Kenny Rogers, ‘Gideon’

Gideon finds story-song master Kenny Rogers spinning an album-length tale about a “No Good Texas Rounder” who’s looking back on his life while somehow watching his own funeral. “Some say I was a good man, some disagree,” he growls, in his characteristically soulful delivery. All through, Rogers is backed by smoothly bluesy and gently funky arrangements — it’s all an example, really, of that black-indebted white style known as Yacht Rock, with some twangy color instruments and a choir of white folks doing their damnedest to conjure a black church. In other words, Gideon is both Kenny Rogers’ most ambitious album and his most Kenny Rogers. The best moment is “Don’t Fall in Love with a Dreamer,” a slow-burning and, finally, outright testifying duet with equally husky-voiced Kim Carnes, who wrote the entire album with husband Dave Ellingson.

Razzy Bailey, ‘Razzy’

People forget how big a country star Razzy Bailey was for just a minute there, with five Number One hits and eight more Top Tens in just four years. On Razzy, he predicts adulterous danger ahead on the Outlaw-disco hybrid “Loving Up a Storm,” pledges aching electric-piano devotion in “I Can’t Get Enough of You,” and writhes and rues to some seriously sexy smooth grooves on “I Keep Coming Back.” And he could rock it too: The closing “9,999,999 Tears” is silly but self-aware, sadness stylized for fun. A soul-music-influenced storyteller and a hirsute lover man, Razzy sang husky and warm in a Kenny Rogers kind of way: He even slips a quick Rogers impersonation here into “True Life Country Music.” But he was a fantastic singer in his own right and long overdue for re-appreciation.

Lacy J. Dalton, ‘Hard Times’

The list of women country artists who were underappreciated in their time, or who’ve been altogether overlooked ever since, is depressingly long. Though mostly forgotten today, at least Lacy J. Dalton had a moment with Hard Times (and its follow-up, Takin’ It Easy). Dalton’s sound was a brand of country deeply indebted to R&B and R&B-influenced rock, her voice was scratched and juke-joint smoky: As one of the album’s three Top Ten singles summarized, she was a “Hillbilly Girl with the Blues.” The two others, “Hard Times” and “Whisper,” are blue-collar anthemic and not-so-Quiet Stormy, by turns. Here’s to a Lacy J. revival, and soon.

Willie Nelson and Ray Price, ‘San Antonio Rose’

Willie Nelson was everywhere in 1980. He co-starred in two big Hollywood films, The Electric Horseman and Honeysuckle Rose, and helmed their soundtracks (featuring crossover hits “My Heroes Have Always Been Cowboys” and “On the Road Again,” respectively).

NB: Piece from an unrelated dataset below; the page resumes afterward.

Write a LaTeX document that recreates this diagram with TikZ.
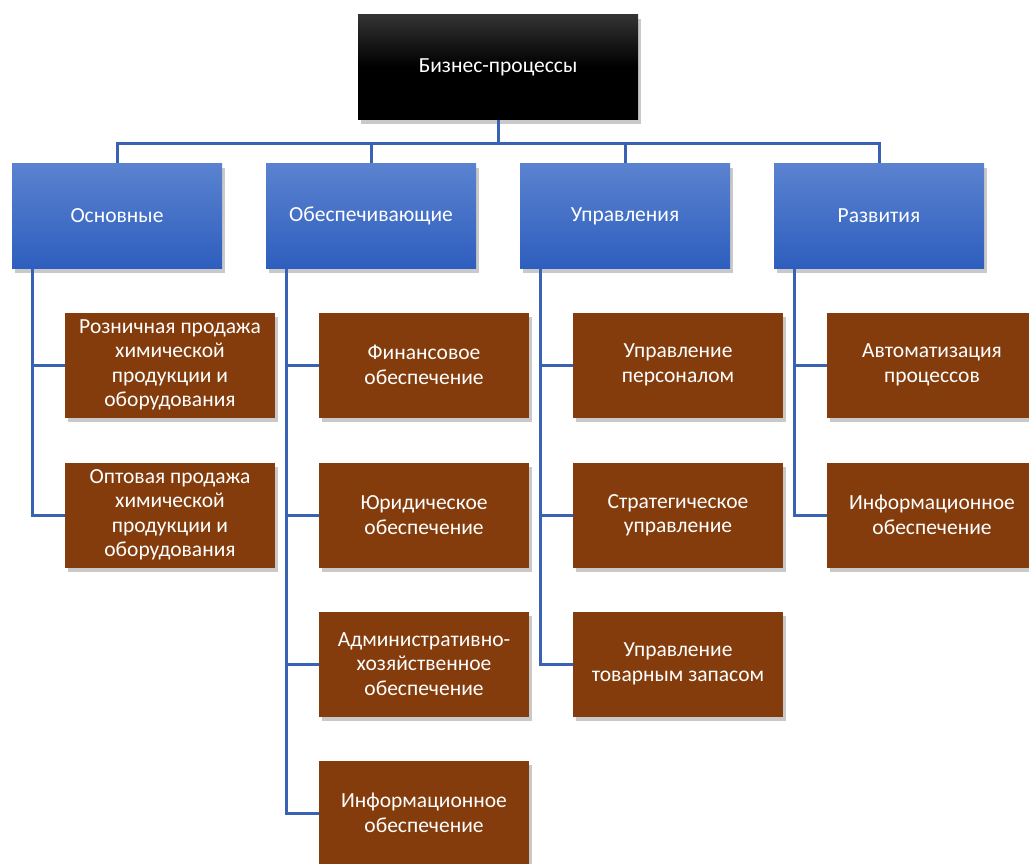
\documentclass[tikz,border=0pt]{standalone}
\usepackage{fontspec}
\setmainfont{Carlito}
\usetikzlibrary{shadows}
\definecolor{lineblue}{HTML}{3A62B4}
\definecolor{bluetop}{HTML}{5A82CF}
\definecolor{bluebot}{HTML}{2E5EBE}
\definecolor{brownfill}{HTML}{843C0C}
\tikzset{
  x=1pt,y=-1pt,
  shad/.style={drop shadow={shadow xshift=3pt,shadow yshift=-4pt,opacity=0.3,fill=black!70}},
  topbox/.style={shad,minimum width=280pt,minimum height=105pt,top color=black!80,bottom color=black,middle color=black,text=white,font=\fontsize{21.5}{25}\selectfont,inner sep=0pt},
  catbox/.style={shad,minimum width=210pt,minimum height=105pt,top color=bluetop,bottom color=bluebot,text=white,font=\fontsize{21.5}{25}\selectfont,inner sep=0pt},
  leafbox/.style={shad,minimum width=210pt,minimum height=105pt,fill=brownfill,text=white,font=\fontsize{21.5}{24.5}\selectfont,align=center,inner sep=0pt},
  conn/.style={draw=lineblue,line width=3pt}
}
\begin{document}
\begin{tikzpicture}
\useasboundingbox (0,0) rectangle (1029,863);
\begin{scope}
\clip (0,0) rectangle (1029,863);
\node[topbox] (top) at (498,67) {Бизнес-процессы};
\node[catbox] (c1) at (117,216) {Основные};
\node[catbox] (c2) at (371,216) {Обеспечивающие};
\node[catbox] (c3) at (625,216) {Управления};
\node[catbox] (c4) at (879,216) {Развития};
% column 1
\node[leafbox] (a1) at (170,365) {Розничная продажа\\химической\\продукции и\\оборудования};
\node[leafbox] (a2) at (170,515) {Оптовая продажа\\химической\\продукции и\\оборудования};
% column 2
\node[leafbox] (b1) at (424,365) {Финансовое\\обеспечение};
\node[leafbox] (b2) at (424,515) {Юридическое\\обеспечение};
\node[leafbox] (b3) at (424,664) {Административно-\\хозяйственное\\обеспечение};
\node[leafbox] (b4) at (424,813) {Информационное\\обеспечение};
% column 3
\node[leafbox] (d1) at (678,365) {Управление\\персоналом};
\node[leafbox] (d2) at (678,515) {Стратегическое\\управление};
\node[leafbox] (d3) at (678,664) {Управление\\товарным запасом};
% column 4
\node[leafbox] (e1) at (932,365) {Автоматизация\\процессов};
\node[leafbox] (e2) at (932,515) {Информационное\\обеспечение};
% connectors
\coordinate (bus) at (498,143);
\draw[conn] (top.south) -- (bus);
\draw[conn] (c1.north) |- (bus) -| (c4.north);
\draw[conn] (c2.north) -- (c2.north |- bus);
\draw[conn] (c3.north) -- (c3.north |- bus);
\draw[conn] ([xshift=21pt]c1.south west) |- (a2.west);
\draw[conn] ([xshift=21pt]c1.south west) |- (a1.west);
\draw[conn] ([xshift=21pt]c2.south west) |- (b4.west);
\draw[conn] ([xshift=21pt]c2.south west) |- (b1.west);
\draw[conn] ([xshift=21pt]c2.south west) |- (b2.west);
\draw[conn] ([xshift=21pt]c2.south west) |- (b3.west);
\draw[conn] ([xshift=21pt]c3.south west) |- (d3.west);
\draw[conn] ([xshift=21pt]c3.south west) |- (d1.west);
\draw[conn] ([xshift=21pt]c3.south west) |- (d2.west);
\draw[conn] ([xshift=21pt]c4.south west) |- (e2.west);
\draw[conn] ([xshift=21pt]c4.south west) |- (e1.west);
\end{scope}
\end{tikzpicture}
\end{document}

He also released Family Bible, a too-little-known gospel set with pianist sister Bobbie. But Nelson’s best album of the year was San Antonio Rose, a Western Swing-themed duet effort with his old boss Ray Price. Singer’s-singer Price shows how everyone would croon it if only they could while the idiosyncratic Nelson nails down a way of doing it if you can’t. The pair’s elegant rendering of “Faded Love,” a Number Three hit, tenderly recalls tears that dried long ago. In “Night Life,” they fall off stools, bang into walls, tumble to the floor and up again. Their “Funny How Time Slips Away” is bitter and brutal but always keeps the beat. Forty years on, this one sounds like a classic.